◆ Work instructions ◆
Print exactly, please, the lines from the top of the entries below up to and including the line with "from matplotlib.ticker import FixedLocator", and nothing else; pictures are excluded.

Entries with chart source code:

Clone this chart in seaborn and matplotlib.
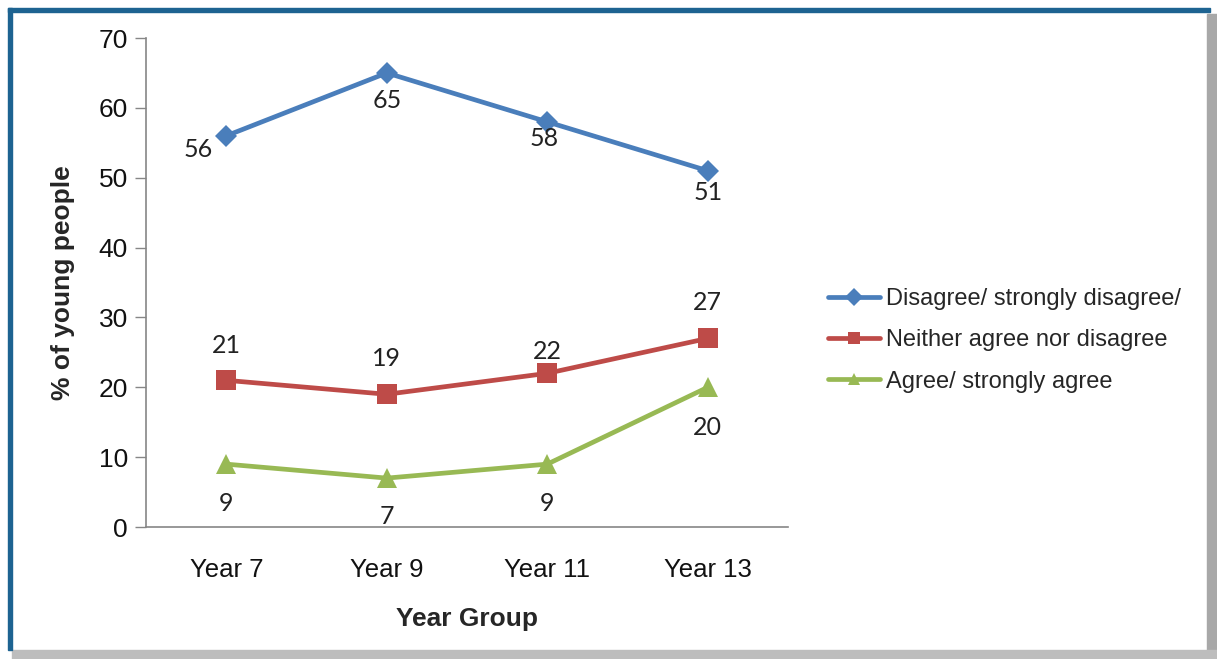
import pandas as pd
import matplotlib.pyplot as plt
import seaborn as sns
from matplotlib.patches import Rectangle
from matplotlib.ticker import FixedLocator

# chart values
years = ['Year 7', 'Year 9', 'Year 11', 'Year 13']
disagree = [56, 65, 58, 51]
neither = [21, 19, 22, 27]
agree = [9, 7, 9, 20]
series_names = ['Disagree/ strongly disagree/', 'Neither agree nor disagree', 'Agree/ strongly agree']

rows = []
for name, vals in zip(series_names, [disagree, neither, agree]):
    for i, (yr, v) in enumerate(zip(years, vals)):
        rows.append({'pos': i, 'year': yr, 'series': name, 'value': v})
df = pd.DataFrame(rows)

sns.set_style('white')
plt.rcParams['font.family'] = ['Liberation Sans', 'DejaVu Sans']

colors = {series_names[0]: '#4A7EBB', series_names[1]: '#BE4B48', series_names[2]: '#98B954'}
markers = {series_names[0]: 'D', series_names[1]: 's', series_names[2]: '^'}
msizes = {series_names[0]: 11, series_names[1]: 14, series_names[2]: 15}

fig = plt.figure(figsize=(12.17, 6.59), dpi=100)
fig.patch.set_facecolor('white')
ax = fig.add_axes([0.120, 0.2003, 0.5275, 0.742])

for name in series_names:
    sub = df[df['series'] == name]
    sns.lineplot(data=sub, x='pos', y='value', ax=ax, color=colors[name],
                 marker=markers[name], markersize=msizes[name], markeredgewidth=0,
                 linewidth=3.4, label=name)

# data labels: offsets in points (dx, dy)
label_offsets = {
    series_names[0]: [(-20, -10), (0, -19.5), (-2, -12), (0, -16)],
    series_names[1]: [(0, 25), (0, 26), (0, 16), (0, 26)],
    series_names[2]: [(0, -28), (0, -28), (0, -28), (0, -29)],
}
for name in series_names:
    sub = df[df['series'] == name]
    for (_, r), (dx, dy) in zip(sub.iterrows(), label_offsets[name]):
        ax.annotate(str(r['value']), (r['pos'], r['value']), xytext=(dx, dy),
                    textcoords='offset points', ha='center', va='center',
                    fontsize=18, family=['Lato', 'DejaVu Sans'], color='#222222')

ax.set_xlim(-0.5, 3.5)
ax.set_ylim(0, 70)
ax.set_yticks(range(0, 71, 10))
ax.set_xticks(range(len(years)))
ax.set_xticklabels(years)
ax.xaxis.set_minor_locator(FixedLocator([-0.5, 0.5, 1.5, 2.5, 3.5]))
ax.tick_params(axis='x', which='major', length=0, labelsize=18.5, pad=22, colors='#111111')
ax.tick_params(axis='x', which='minor', length=8, width=1, color='#868686')
ax.tick_params(axis='y', length=8, width=1, color='#868686', labelsize=19, pad=5,
               labelcolor='#111111', left=True)
for s in ['top', 'right']:
    ax.spines[s].set_visible(False)
for s in ['left', 'bottom']:
    ax.spines[s].set_color('#868686')
    ax.spines[s].set_linewidth(1.2)

ax.set_xlabel('Year Group', fontsize=19, fontweight='bold', labelpad=18)
ax.set_ylabel('% of young people', fontsize=19, fontweight='bold', labelpad=17)

leg = ax.legend(loc='upper left', bbox_to_anchor=(1.062, 0.489), frameon=False,
                fontsize=17, handlelength=2.2, handletextpad=0.25, labelspacing=0.82,
                borderaxespad=0, borderpad=0)
for h in leg.legend_handles:
    h.set_markersize(9)

# frame: blue on top/left, grey shadow on right/bottom
fig.patches.append(Rectangle((1207 / 1217, 0), 10 / 1217, 1 - 14 / 659,
                             transform=fig.transFigure, color='#a8a8a8', zorder=0))
fig.patches.append(Rectangle((12 / 1217, 0), 1 - 12 / 1217, 9 / 659,
                             transform=fig.transFigure, color='#bdbdbd', zorder=0))
fig.patches.append(Rectangle((8 / 1217, 1 - 12 / 659), 1202 / 1217, 4 / 659,
                             transform=fig.transFigure, color='#1d6391', zorder=1))
fig.patches.append(Rectangle((8 / 1217, 9 / 659), 4 / 1217, 1 - 17 / 659,
                             transform=fig.transFigure, color='#1d6391', zorder=1))

fig.savefig('out.png', dpi=100)
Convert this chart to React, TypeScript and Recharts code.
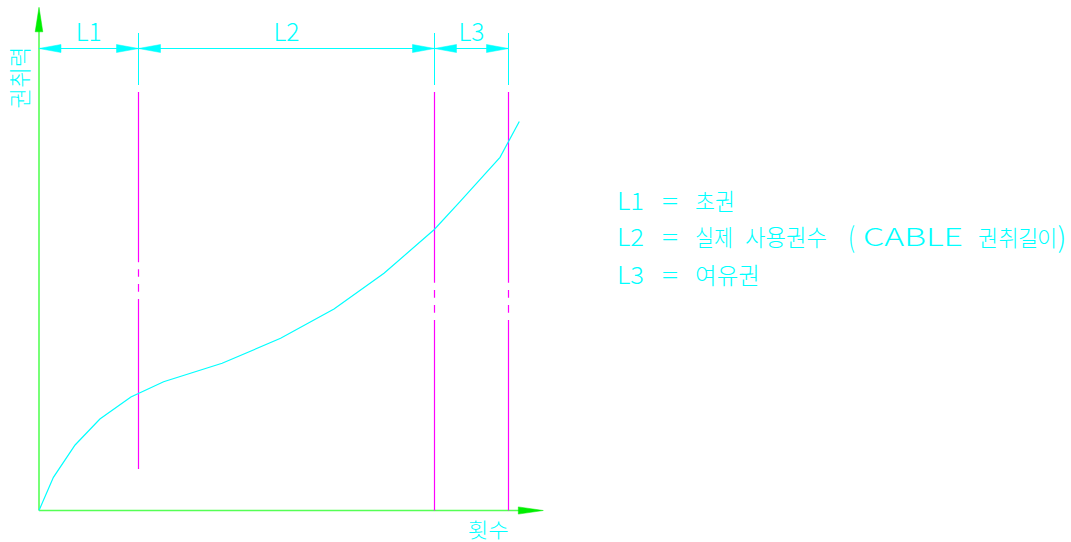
import React from 'react';
import { LineChart, Line, XAxis, YAxis, ReferenceLine, ReferenceDot } from 'recharts';

// ---- data (x = 회수, y = 권취력, arbitrary units) ----
const turns = [0, 14.4, 36.1, 60.9, 91.9, 124.6, 183.1, 241.6, 295, 345, 395.3, 421, 461, 480.3];
const force = [0, 33.2, 65.5, 91.5, 113.5, 128.8, 147.2, 172.2, 201.5, 237.2, 281, 308.8, 353.2, 389];
const sectionBounds = [0, 99.5, 395.5, 469.5];
const sectionLabels = ['L1', 'L2', 'L3'];
const xAxisTitle = '횟수';
const yAxisTitle = '권취력';
const legendLines = [
  [['L1', 617, 27, 'lat'], ['=', 662, 16, 'lat'], ['초권', 695, 40, 'kor']],
  [['L2', 617, 27, 'lat'], ['=', 662, 16, 'lat'], ['실제', 695, 38, 'kor'], ['사용권수', 745, 82, 'kor'], ['(', 848, 7, 'par'], ['CABLE', 863, 100, 'lat']],
  [['L3', 617, 27, 'lat'], ['=', 662, 16, 'lat'], ['여유권', 695, 65, 'kor']],
];
const legendTail = ['권취길이', ')'];
const legendBaselines = [210, 246, 283.5];

const curve = turns.map((x, i) => ({ x, y: force[i] }));

// ---- layout ----
const W = 1071;
const H = 542;
const X_DOMAIN: [number, number] = [-39, 1032];
const Y_DOMAIN: [number, number] = [-31.5, 510.5];
const DIM_Y = 462;
const EXT_TOP = 477.5;
const EXT_BOTTOM = 425.5;
const MAG_TOP = 418.5;
const L1_BOTTOM = 41.5;
const DIM_LABEL_Y = 469.8;
const X_ARROW_TIP = 504.3;
const Y_ARROW_TIP = 503.2;
const TAIL_X = '978 998.5 1018 1037';

const CYAN = '#00ffff';
const MAGENTA = '#ff00ff';
const GREEN_LINE = '#55ff55';
const GREEN_FILL = '#00ee00';
const FONT = '"Noto Sans CJK KR", "Noto Sans", sans-serif';

const dashShort = '170.3 7 7.4 7.3 7.7 7.3 600';
const dashLong = '190.7 7.3 7.7 7.3 7.7 7.3 600';

const sizeOf: Record<string, number> = { kor: 23, lat: 24, par: 28 };

const arrowShape = (dir: 'left' | 'right') => (p: any) => {
  const { cx, cy } = p;
  const L = 22;
  const h = 4;
  const pts =
    dir === 'left'
      ? `${cx},${cy} ${cx + L},${cy - h} ${cx + L},${cy + h}`
      : `${cx},${cy} ${cx - L},${cy - h} ${cx - L},${cy + h}`;
  return <polygon points={pts} fill={CYAN} stroke={CYAN} strokeWidth={0.5} />;
};

const labelShape = (text: string) => (p: any) => (
  <text
    x={p.cx}
    y={p.cy}
    textAnchor="middle"
    fontFamily={FONT}
    fontSize={25}
    fontWeight={300}
    fill={CYAN}
    textLength={26}
    lengthAdjust="spacingAndGlyphs"
  >
    {text}
  </text>
);

export default function App() {
  return (
    <div style={{ position: 'absolute', left: 0, top: 0, width: W, height: H, background: '#fff' }}>
      <LineChart width={W} height={H} data={curve} margin={{ top: 0, right: 0, bottom: 0, left: 0 }}>
        <XAxis type="number" dataKey="x" domain={X_DOMAIN} hide allowDataOverflow />
        <YAxis type="number" domain={Y_DOMAIN} hide allowDataOverflow />

        {/* axes */}
        <ReferenceLine
          segment={[{ x: 0, y: 0 }, { x: X_ARROW_TIP - 10, y: 0 }]}
          stroke={GREEN_LINE}
          strokeWidth={1.6}
          ifOverflow="visible"
        />
        <ReferenceLine
          segment={[{ x: 0, y: 0 }, { x: 0, y: Y_ARROW_TIP - 10 }]}
          stroke={GREEN_LINE}
          strokeWidth={1.6}
          ifOverflow="visible"
        />
        <ReferenceDot
          x={X_ARROW_TIP}
          y={0}
          ifOverflow="visible"
          shape={(p: any) => (
            <polygon
              points={`${p.cx},${p.cy} ${p.cx - 25},${p.cy - 3.6} ${p.cx - 25},${p.cy + 3.6}`}
              fill={GREEN_FILL}
              stroke={GREEN_FILL}
              strokeWidth={0.5}
            />
          )}
        />
        <ReferenceDot
          x={0}
          y={Y_ARROW_TIP}
          ifOverflow="visible"
          shape={(p: any) => (
            <polygon
              points={`${p.cx},${p.cy} ${p.cx - 3.8},${p.cy + 24.5} ${p.cx + 3.8},${p.cy + 24.5}`}
              fill={GREEN_FILL}
              stroke={GREEN_FILL}
              strokeWidth={0.5}
            />
          )}
        />

        {/* section boundaries (magenta) */}
        {sectionBounds.slice(1).map((b, i) => (
          <ReferenceLine
            key={'m' + i}
            segment={[{ x: b, y: MAG_TOP }, { x: b, y: i === 0 ? L1_BOTTOM : 0 }]}
            stroke={MAGENTA}
            strokeWidth={1.2}
            strokeDasharray={i === 0 ? dashShort : dashLong}
            ifOverflow="visible"
          />
        ))}

        {/* dimension extension lines */}
        {sectionBounds.slice(1).map((b, i) => (
          <ReferenceLine
            key={'e' + i}
            segment={[{ x: b, y: EXT_TOP }, { x: b, y: EXT_BOTTOM }]}
            stroke={CYAN}
            strokeWidth={1}
            ifOverflow="visible"
          />
        ))}
        {/* dimension line */}
        <ReferenceLine
          segment={[{ x: sectionBounds[0], y: DIM_Y }, { x: sectionBounds[sectionBounds.length - 1], y: DIM_Y }]}
          stroke={CYAN}
          strokeWidth={1}
          ifOverflow="visible"
        />
        {sectionLabels.map((lab, i) => (
          <ReferenceDot key={'al' + i} x={sectionBounds[i]} y={DIM_Y} ifOverflow="visible" shape={arrowShape('left')} />
        ))}
        {sectionLabels.map((lab, i) => (
          <ReferenceDot key={'ar' + i} x={sectionBounds[i + 1]} y={DIM_Y} ifOverflow="visible" shape={arrowShape('right')} />
        ))}
        {sectionLabels.map((lab, i) => (
          <ReferenceDot
            key={'lb' + i}
            x={(sectionBounds[i] + sectionBounds[i + 1]) / 2}
            y={DIM_LABEL_Y}
            ifOverflow="visible"
            shape={labelShape(lab)}
          />
        ))}

        <Line
          type="linear"
          dataKey="y"
          stroke={CYAN}
          strokeWidth={1.2}
          dot={false}
          activeDot={false}
          isAnimationActive={false}
        />
      </LineChart>

      <svg
        width={W}
        height={H}
        style={{ position: 'absolute', left: 0, top: 0, pointerEvents: 'none' }}
      >
        <text
          x={18.4}
          y={77.5}
          transform="rotate(-90 18.4 77.5)"
          textAnchor="middle"
          dominantBaseline="central"
          fontFamily={FONT}
          fontSize={22}
          fontWeight={300}
          fill={CYAN}
          textLength={62}
          lengthAdjust="spacingAndGlyphs"
        >
          {yAxisTitle}
        </text>
        <text
          x={488.3}
          y={529}
          textAnchor="middle"
          dominantBaseline="central"
          fontFamily={FONT}
          fontSize={20}
          fontWeight={300}
          fill={CYAN}
          textLength={41}
          lengthAdjust="spacingAndGlyphs"
        >
          {xAxisTitle}
        </text>
        {legendLines.map((line, li) =>
          line.map(([t, x, len, kind], k) => (
            <text
              key={li + '-' + k}
              x={x as number}
              y={legendBaselines[li] + (kind === 'par' ? 2 : 0)}
              fontFamily={FONT}
              fontSize={sizeOf[kind as string]}
              fontWeight={300}
              fill={CYAN}
              textLength={len as number}
              lengthAdjust="spacingAndGlyphs"
            >
              {t as string}
            </text>
          ))
        )}
        <text x={978} y={legendBaselines[1]} fontFamily={FONT} fontWeight={300} fill={CYAN} fontSize={22}>
          <tspan x={TAIL_X}>{legendTail[0]}</tspan>
          <tspan x={1057.5} dy={2} fontSize={28}>
            {legendTail[1]}
          </tspan>
        </text>
      </svg>
    </div>
  );
}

◆ Result for this task ◆
Clone this chart in seaborn and matplotlib.
import pandas as pd
import matplotlib.pyplot as plt
import seaborn as sns
from matplotlib.patches import Rectangle
from matplotlib.ticker import FixedLocator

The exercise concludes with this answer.